On the eve of AUVSI’s Xponential trade show, Lockheed Martin opened the doors of its Robotics Testing facility in Dallas to the media for demonstrations of several of their autonomous vehicles designed for battlefield support. The six-wheeled SMSS and the Site Shuttle gator were the stars of the event, which also gave reporters a chance to look at the scarily perceptive vehicles and UAVs on the lot.
Chris Van Buiten, vice president of Sikorsky Innovations, first discussed the roadmap Lockheed Martin has had for several years when it comes to transitioning vehicles to autonomous operation. Vehicles like the Site Shuttle are “optionally piloted,” a designation Sikorsky is also seeking for its helicopters. For the last six years, Sikorsky has been working on producing a system that could be switched from two-pilot mode to single-pilot or fully autonomous with the push of a button.

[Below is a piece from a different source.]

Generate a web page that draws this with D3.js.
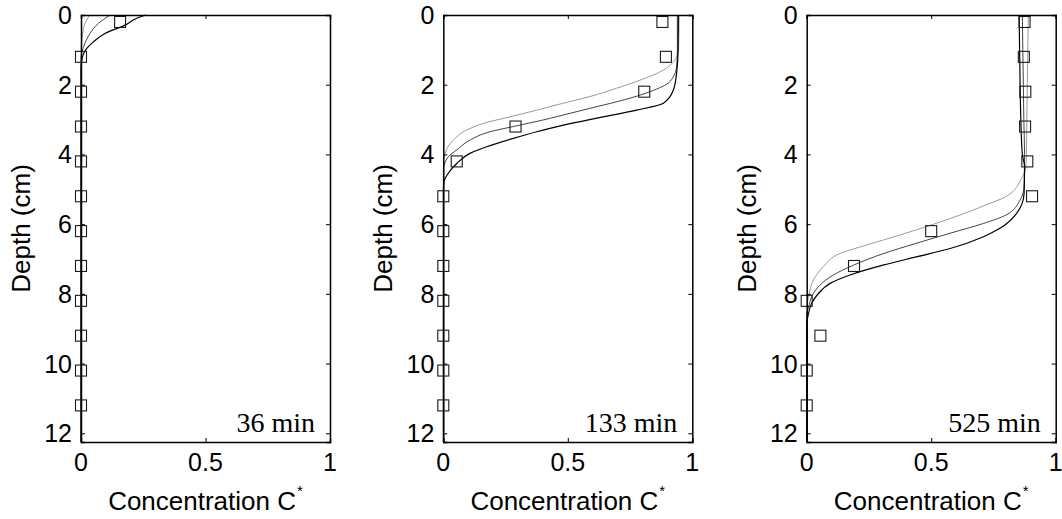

The Sikorsky Autonomous Research Aircraft (SARA) is a step in this direction. Currently undergoing testing on vehicles including the Black Hawk helicopter, SARA allows a pilot to control the vehicle from a tablet. The tablet can be used from inside or outside the cockpit, making the transition to autonomous operation simple. One of the goals of SARA is also to cut down on pilot training time for the specialized work of flying the helicopter, since the autonomous system does the majority of the work.
Analyzing the massive amount of data that comes in as a result of that work is a challenge unto itself. Lockheed Martin addresses this with Hydra Fusion Tools, a suite of capabilities that makes 3D maps from data gathered by an autonomous vehicle. Hydra Fusion Tools can be used to generate 3D images in real-time and is the only program in the industry capable of doing so. It is applicable to both military applications and commercial uses, such as agriculture, rail or utilities.

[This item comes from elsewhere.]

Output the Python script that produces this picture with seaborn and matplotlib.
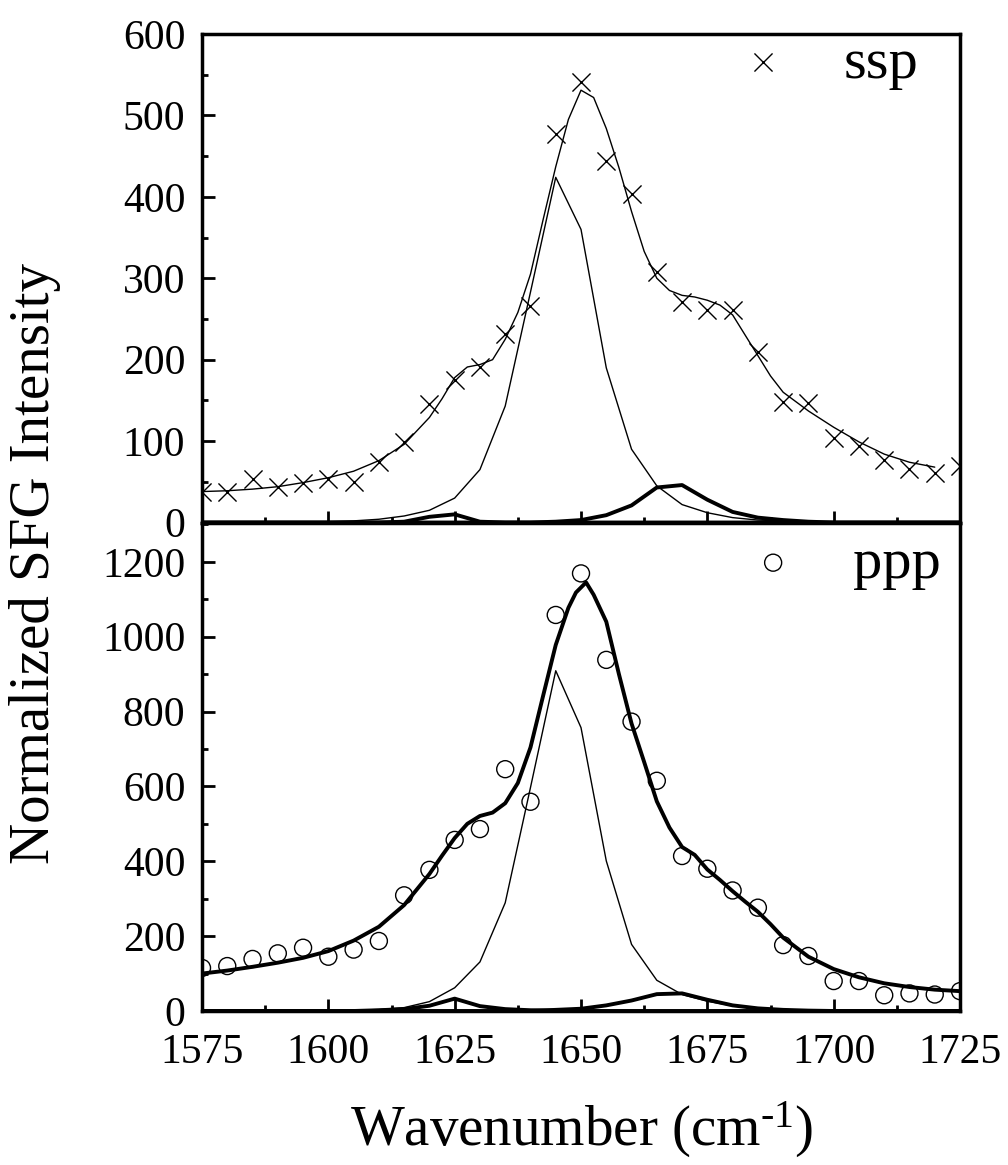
import pandas as pd
import seaborn as sns
import matplotlib.pyplot as plt
from matplotlib.ticker import MultipleLocator

# wavenumber grid of the measured points (cm-1)
wn = [1575, 1580, 1585, 1590, 1595, 1600, 1605, 1610, 1615, 1620,
      1625, 1630, 1635, 1640, 1645, 1650, 1655, 1660, 1665, 1670,
      1675, 1680, 1685, 1690, 1695, 1700, 1705, 1710, 1715, 1720, 1725]

# measured SFG intensity
ssp = [37, 37, 53, 43, 48, 53, 50, 74, 99, 146, 175, 191, 231, 266, 477, 541,
       444, 404, 308, 271, 261, 261, 210, 148, 147, 104, 94, 77, 66, 61, 69]
ppp = [115, 120, 139, 154, 169, 145, 164, 187, 309, 377, 457, 486, 646, 559, 1058, 1169,
       938, 773, 615, 414, 380, 322, 276, 176, 147, 80, 80, 42, 47, 44, 53]

# fitted components (same grid)
ssp_c1 = [0, 0, 0, 0, 0, 1, 2, 4, 8, 15, 30, 65, 143, 283, 424, 360,
          190, 90, 45, 22, 12, 6, 3, 2, 1, 0, 0, 0, 0, 0, 0]
ssp_c2 = [0, 0, 0, 0, 0, 0, 0, 0, 1, 7, 10, 1, 0, 0, 0, 0,
          0, 0, 0, 0, 0, 0, 0, 0, 0, 0, 0, 0, 0, 0, 0]
ssp_c3 = [0, 0, 0, 0, 0, 0, 0, 0, 0, 0, 0, 0, 0, 0, 1, 3,
          9, 21, 43, 46, 28, 13, 6, 3, 1, 0, 0, 0, 0, 0, 0]
ppp_c1 = [0, 0, 0, 0, 0, 0, 2, 4, 9, 25, 62, 131, 289, 597, 909, 757,
          401, 178, 82, 44, 26, 14, 8, 4, 2, 1, 0, 0, 0, 0, 0]
ppp_c2 = [0, 0, 0, 0, 0, 0, 0, 2, 5, 14, 33, 13, 5, 2, 1, 0,
          0, 0, 0, 0, 0, 0, 0, 0, 0, 0, 0, 0, 0, 0, 0]
ppp_c3 = [0, 0, 0, 0, 0, 0, 0, 0, 0, 0, 0, 0, 0, 0, 3, 6,
          15, 28, 45, 47, 30, 15, 7, 3, 1, 0, 0, 0, 0, 0, 0]

# total fits
ssp_fit_x = [1575, 1580, 1585, 1590, 1595, 1600, 1605, 1610, 1615, 1620,
             1622.5, 1625, 1627.5, 1630, 1632.5, 1635, 1637.5, 1640, 1642.5, 1645,
             1647.5, 1650, 1652.5, 1655, 1657.5, 1660, 1662.5, 1665, 1667.5, 1670,
             1672.5, 1675, 1677.5, 1680, 1682.5, 1685, 1687.5, 1690,
             1695, 1700, 1705, 1710, 1715, 1720]
ssp_fit_y = [38, 39, 41, 44, 49, 55, 63, 76, 96, 129,
             152, 178, 191, 194, 200, 225, 258, 305, 372, 437,
             495, 531, 522, 484, 436, 382, 333, 300, 285, 279,
             277, 273, 267, 255, 230, 205, 180, 160,
             137, 117, 99, 84, 74, 68]
ppp_fit_x = [1575, 1580, 1585, 1590, 1595, 1600, 1605, 1610, 1615, 1620,
             1622.5, 1625, 1627.5, 1630, 1632.5, 1635, 1637.5, 1640, 1642.5, 1645,
             1647.5, 1649, 1651, 1652.5, 1655, 1657.5, 1660, 1662.5, 1665, 1667.5,
             1670, 1672.5, 1675, 1677.5, 1680, 1682.5, 1685, 1687.5, 1690,
             1695, 1700, 1705, 1710, 1715, 1720, 1725]
ppp_fit_y = [100, 108, 118, 129, 142, 160, 188, 225, 283, 366,
             415, 462, 500, 521, 530, 555, 609, 704, 842, 978,
             1077, 1118, 1145, 1112, 1040, 900, 768, 665, 560, 490,
             438, 417, 378, 350, 320, 292, 265, 232, 196,
             145, 112, 90, 74, 64, 57, 53]

sns.set_style("ticks")
plt.rcParams['font.family'] = ['Liberation Serif', 'DejaVu Serif']
plt.rcParams['mathtext.fontset'] = 'custom'
plt.rcParams['mathtext.rm'] = 'Liberation Serif'
plt.rcParams['mathtext.it'] = 'Liberation Serif'
plt.rcParams['text.color'] = 'black'
plt.rcParams['axes.labelcolor'] = 'black'

fig, (ax1, ax2) = plt.subplots(2, 1, sharex=True, figsize=(10.08, 11.65), dpi=100)
fig.subplots_adjust(left=0.2004, right=0.9524, top=0.9708, bottom=0.1322, hspace=0)

thin = 1.0
bold = 2.8

# ssp panel
sns.lineplot(x=ssp_fit_x, y=ssp_fit_y, ax=ax1, color='black', linewidth=thin)
sns.lineplot(x=wn, y=ssp_c1, ax=ax1, color='black', linewidth=thin)
sns.lineplot(x=wn, y=ssp_c2, ax=ax1, color='black', linewidth=bold)
sns.lineplot(x=wn, y=ssp_c3, ax=ax1, color='black', linewidth=bold)
sns.scatterplot(x=wn, y=ssp, ax=ax1, marker='x', s=170, color='black',
                linewidth=1.0, label='ssp', zorder=3)

# ppp panel
sns.lineplot(x=ppp_fit_x, y=ppp_fit_y, ax=ax2, color='black', linewidth=bold)
sns.lineplot(x=wn, y=ppp_c1, ax=ax2, color='black', linewidth=thin)
sns.lineplot(x=wn, y=ppp_c2, ax=ax2, color='black', linewidth=bold)
sns.lineplot(x=wn, y=ppp_c3, ax=ax2, color='black', linewidth=bold)
sns.scatterplot(x=wn, y=ppp, ax=ax2, marker='o', s=150, color='black',
                facecolors='none', edgecolor='black', linewidth=1.0,
                label='ppp', zorder=3)

ax1.set_ylim(0, 600)
ax2.set_ylim(0, 1305)
ax2.set_xlim(1575, 1725)
ax1.yaxis.set_major_locator(MultipleLocator(100))
ax1.yaxis.set_minor_locator(MultipleLocator(50))
ax2.yaxis.set_major_locator(MultipleLocator(200))
ax2.yaxis.set_minor_locator(MultipleLocator(100))
ax2.xaxis.set_major_locator(MultipleLocator(25))
ax2.xaxis.set_minor_locator(MultipleLocator(12.5))

for ax in (ax1, ax2):
    ax.set_xlabel('')
    ax.set_ylabel('')
    for sp in ax.spines.values():
        sp.set_visible(True)
        sp.set_linewidth(2.5)
        sp.set_color('black')
    ax.tick_params(which='both', direction='in', top=False, right=False,
                   width=2, colors='black', labelsize=30, pad=12)
    ax.tick_params(which='major', length=9)
    ax.tick_params(which='minor', length=4.5)
ax2.tick_params(axis='x', pad=16)

leg1 = ax1.legend(loc='upper left', bbox_to_anchor=(0.702, 0.994), frameon=False,
                  fontsize=42, handlelength=1, handletextpad=0.87, borderpad=0,
                  borderaxespad=0)
leg2 = ax2.legend(loc='upper left', bbox_to_anchor=(0.715, 0.970), frameon=False,
                  fontsize=42, handlelength=1, handletextpad=0.87, borderpad=0,
                  borderaxespad=0)

fig.text(0.0352, 1 - 563 / 1165, 'Normalized SFG Intensity', rotation=90,
         ha='center', va='center', fontsize=41)
fig.text(582 / 1008, 1 - 1130 / 1165, 'Wavenumber (cm$^{\u20101}$)',
         ha='center', va='center', fontsize=41)

fig.savefig('out.png', dpi=100)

One of the most dramatic illustrations on the military side was the Squad Mission Support System (SMSS), a six-wheeled “mule” vehicle that has been part of Lockheed Martin’s portfolio since 2011. It demonstrated the ability to follow a human operator and lay down GPS makers, which can be used to track the vehicle or for it to retrace its own path. SMSS also has obstacle detection and can traverse steep hills, rocky ground, or soft sand. The test bed included an area covered with 1 meter of sand. One thing it isn’t is quiet; the diesel engine, which can also run on JP-8 jet fuel depending on what the operators have available, makes a pretty loud buzz.
We’ll be taking a look at some of the drones demonstrated at the event in more detail later on, including the new Indago 3. These include both military and commercial builds of the Striker XE, the Desert Hawk, and Global Hawk reconnaissance drones, and Vector Hawk, a modular drone designed for quick deployment. Lockheed Martin is currently working with a customer who wants to be able to swap out rotary blades for the wings currently sported by the Vector Hawk.
Lockheed Martin’s Dallas facility includes the testing arena which was open to the press day, as well as about 30 acres of additional land for robotics testing.